■ DIRECTIVE:
Copy out the listing that follows, exactly, without its pictures.

========================

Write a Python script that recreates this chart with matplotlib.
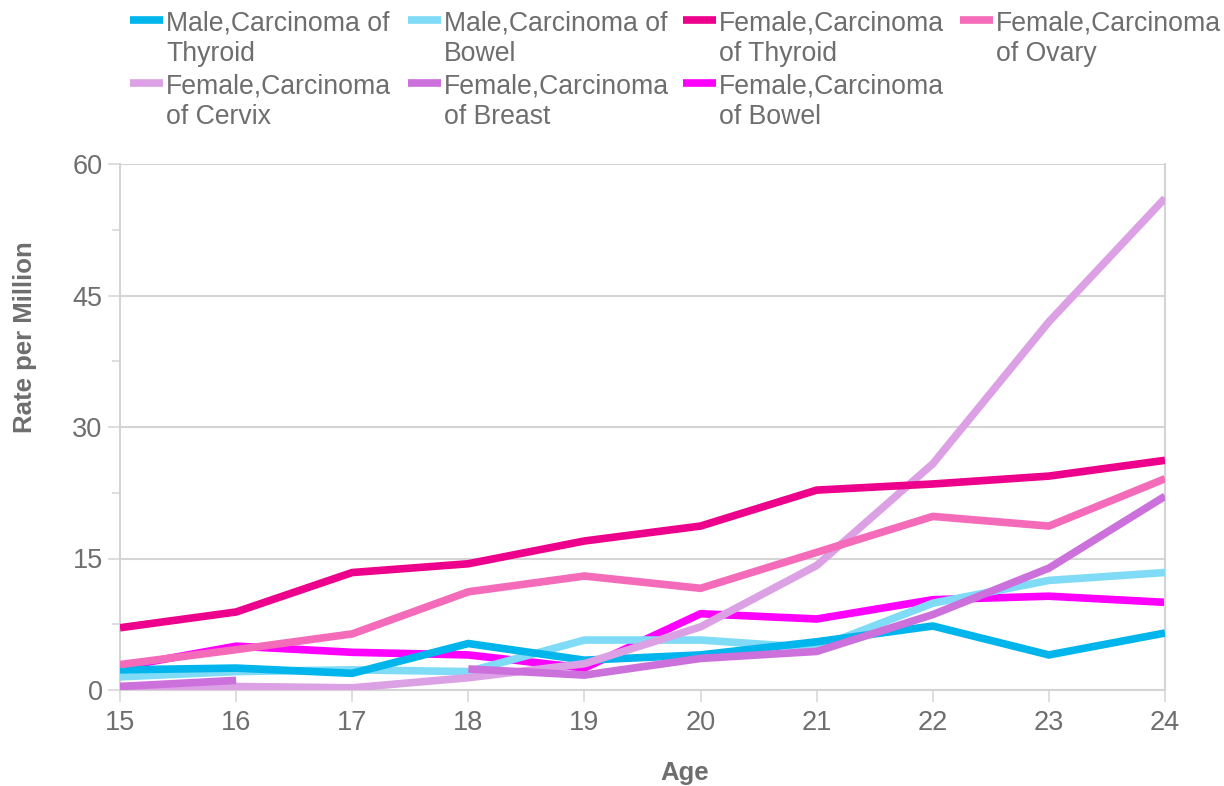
import numpy as np
import matplotlib.pyplot as plt
from matplotlib.lines import Line2D
from matplotlib.ticker import MultipleLocator

# ages
ages = np.arange(15, 25)

# rate per million
male_thyroid = [2.3, 2.5, 1.9, 5.3, 3.4, 4.0, 5.5, 7.3, 4.0, 6.5]
male_bowel = [1.5, 2.1, 2.3, 2.1, 5.7, 5.7, 4.8, 9.9, 12.5, 13.4]
female_thyroid = [7.1, 8.9, 13.4, 14.4, 17.0, 18.7, 22.8, 23.5, 24.4, 26.2]
female_ovary = [2.9, 4.6, 6.4, 11.2, 13.0, 11.6, 15.7, 19.8, 18.7, 24.1]
female_cervix = [0.4, 0.4, 0.25, 1.4, 3.0, 7.2, 14.2, 25.8, 42.0, 56.1]
female_breast = [0.4, 1.1, np.nan, 2.4, 1.7, 3.6, 4.4, 8.6, 13.9, 22.1]
female_bowel = [2.6, 5.0, 4.3, 4.0, 2.5, 8.7, 8.1, 10.3, 10.7, 10.0]

labels = ['Male,Carcinoma of\nThyroid', 'Male,Carcinoma of\nBowel',
          'Female,Carcinoma\nof Thyroid', 'Female,Carcinoma\nof Ovary',
          'Female,Carcinoma\nof Cervix', 'Female,Carcinoma\nof Breast',
          'Female,Carcinoma\nof Bowel']
series = [male_thyroid, male_bowel, female_thyroid, female_ovary,
          female_cervix, female_breast, female_bowel]
colors = ['#00b5eb', '#80dbf6', '#ec008c', '#f46bb9',
          '#dca0e5', '#cc70dc', '#ff00ff']
zorders = [4, 3, 6, 7, 5, 6, 2]

txt = '#6e6e6e'
grid = '#d4d4d4'
plt.rcParams['font.family'] = ['Liberation Sans', 'DejaVu Sans']

fig = plt.figure(figsize=(12.24, 7.86), dpi=100)
W, H = 1224, 786
ax = fig.add_axes([120 / W, 1 - 690 / H, 1045 / W, 526 / H])

for y, c, z in zip(series, colors, zorders):
    ax.plot(ages, y, color=c, lw=5.5, solid_joinstyle='miter',
            solid_capstyle='butt', zorder=z)

ax.set_xlim(15, 24)
ax.set_ylim(0, 60)
ax.set_xticks(ages)
ax.yaxis.set_major_locator(MultipleLocator(15))
ax.yaxis.set_minor_locator(MultipleLocator(7.5))
ax.grid(axis='y', color=grid, lw=1.5, zorder=0)
ax.set_axisbelow(True)
for s in ['left', 'right', 'bottom']:
    ax.spines[s].set_color(grid)
    ax.spines[s].set_linewidth(1.5)
ax.spines['top'].set_visible(False)
ax.tick_params(axis='both', which='major', length=8.5, width=1.1, color=grid,
               labelcolor=txt, labelsize=19.5)
ax.tick_params(axis='y', which='major', pad=4)
ax.tick_params(axis='x', which='major', pad=6)
ax.tick_params(axis='y', which='minor', length=5.5, width=1.1, color=grid)

ax.set_xlabel('Age', fontsize=18.5, fontweight='bold', color=txt)
ax.set_ylabel('Rate per Million', fontsize=18.5, fontweight='bold', color=txt)
ax.xaxis.set_label_coords(0.54, -0.135)
ax.yaxis.set_label_coords(-0.079, 0.67)

# legend, drawn by hand so the swatch sits on the first line of each label
hx = [130, 408, 683, 960]
hy = [20, 83]
for i, (lab, c) in enumerate(zip(labels, colors)):
    r, k = divmod(i, 4)
    x0 = hx[k]
    y0 = hy[r]
    fig.add_artist(Line2D([x0 / W, (x0 + 33) / W], [1 - y0 / H, 1 - y0 / H],
                          color=c, lw=5.5, solid_capstyle='butt'))
    fig.text((x0 + 36) / W, 1 - (y0 - 9.5) / H, lab, fontsize=19.2, color=txt,
             va='top', ha='left', linespacing=1.24)

fig.savefig('out.png', dpi=100)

========================

■ THE COMPLETED TASK:
Write a Python script that recreates this chart with matplotlib.
import numpy as np
import matplotlib.pyplot as plt
from matplotlib.lines import Line2D
from matplotlib.ticker import MultipleLocator

# ages
ages = np.arange(15, 25)

# rate per million
male_thyroid = [2.3, 2.5, 1.9, 5.3, 3.4, 4.0, 5.5, 7.3, 4.0, 6.5]
male_bowel = [1.5, 2.1, 2.3, 2.1, 5.7, 5.7, 4.8, 9.9, 12.5, 13.4]
female_thyroid = [7.1, 8.9, 13.4, 14.4, 17.0, 18.7, 22.8, 23.5, 24.4, 26.2]
female_ovary = [2.9, 4.6, 6.4, 11.2, 13.0, 11.6, 15.7, 19.8, 18.7, 24.1]
female_cervix = [0.4, 0.4, 0.25, 1.4, 3.0, 7.2, 14.2, 25.8, 42.0, 56.1]
female_breast = [0.4, 1.1, np.nan, 2.4, 1.7, 3.6, 4.4, 8.6, 13.9, 22.1]
female_bowel = [2.6, 5.0, 4.3, 4.0, 2.5, 8.7, 8.1, 10.3, 10.7, 10.0]

labels = ['Male,Carcinoma of\nThyroid', 'Male,Carcinoma of\nBowel',
          'Female,Carcinoma\nof Thyroid', 'Female,Carcinoma\nof Ovary',
          'Female,Carcinoma\nof Cervix', 'Female,Carcinoma\nof Breast',
          'Female,Carcinoma\nof Bowel']
series = [male_thyroid, male_bowel, female_thyroid, female_ovary,
          female_cervix, female_breast, female_bowel]
colors = ['#00b5eb', '#80dbf6', '#ec008c', '#f46bb9',
          '#dca0e5', '#cc70dc', '#ff00ff']
zorders = [4, 3, 6, 7, 5, 6, 2]

txt = '#6e6e6e'
grid = '#d4d4d4'
plt.rcParams['font.family'] = ['Liberation Sans', 'DejaVu Sans']

fig = plt.figure(figsize=(12.24, 7.86), dpi=100)
W, H = 1224, 786
ax = fig.add_axes([120 / W, 1 - 690 / H, 1045 / W, 526 / H])

for y, c, z in zip(series, colors, zorders):
    ax.plot(ages, y, color=c, lw=5.5, solid_joinstyle='miter',
            solid_capstyle='butt', zorder=z)

ax.set_xlim(15, 24)
ax.set_ylim(0, 60)
ax.set_xticks(ages)
ax.yaxis.set_major_locator(MultipleLocator(15))
ax.yaxis.set_minor_locator(MultipleLocator(7.5))
ax.grid(axis='y', color=grid, lw=1.5, zorder=0)
ax.set_axisbelow(True)
for s in ['left', 'right', 'bottom']:
    ax.spines[s].set_color(grid)
    ax.spines[s].set_linewidth(1.5)
ax.spines['top'].set_visible(False)
ax.tick_params(axis='both', which='major', length=8.5, width=1.1, color=grid,
               labelcolor=txt, labelsize=19.5)
ax.tick_params(axis='y', which='major', pad=4)
ax.tick_params(axis='x', which='major', pad=6)
ax.tick_params(axis='y', which='minor', length=5.5, width=1.1, color=grid)

ax.set_xlabel('Age', fontsize=18.5, fontweight='bold', color=txt)
ax.set_ylabel('Rate per Million', fontsize=18.5, fontweight='bold', color=txt)
ax.xaxis.set_label_coords(0.54, -0.135)
ax.yaxis.set_label_coords(-0.079, 0.67)

# legend, drawn by hand so the swatch sits on the first line of each label
hx = [130, 408, 683, 960]
hy = [20, 83]
for i, (lab, c) in enumerate(zip(labels, colors)):
    r, k = divmod(i, 4)
    x0 = hx[k]
    y0 = hy[r]
    fig.add_artist(Line2D([x0 / W, (x0 + 33) / W], [1 - y0 / H, 1 - y0 / H],
                          color=c, lw=5.5, solid_capstyle='butt'))
    fig.text((x0 + 36) / W, 1 - (y0 - 9.5) / H, lab, fontsize=19.2, color=txt,
             va='top', ha='left', linespacing=1.24)

fig.savefig('out.png', dpi=100)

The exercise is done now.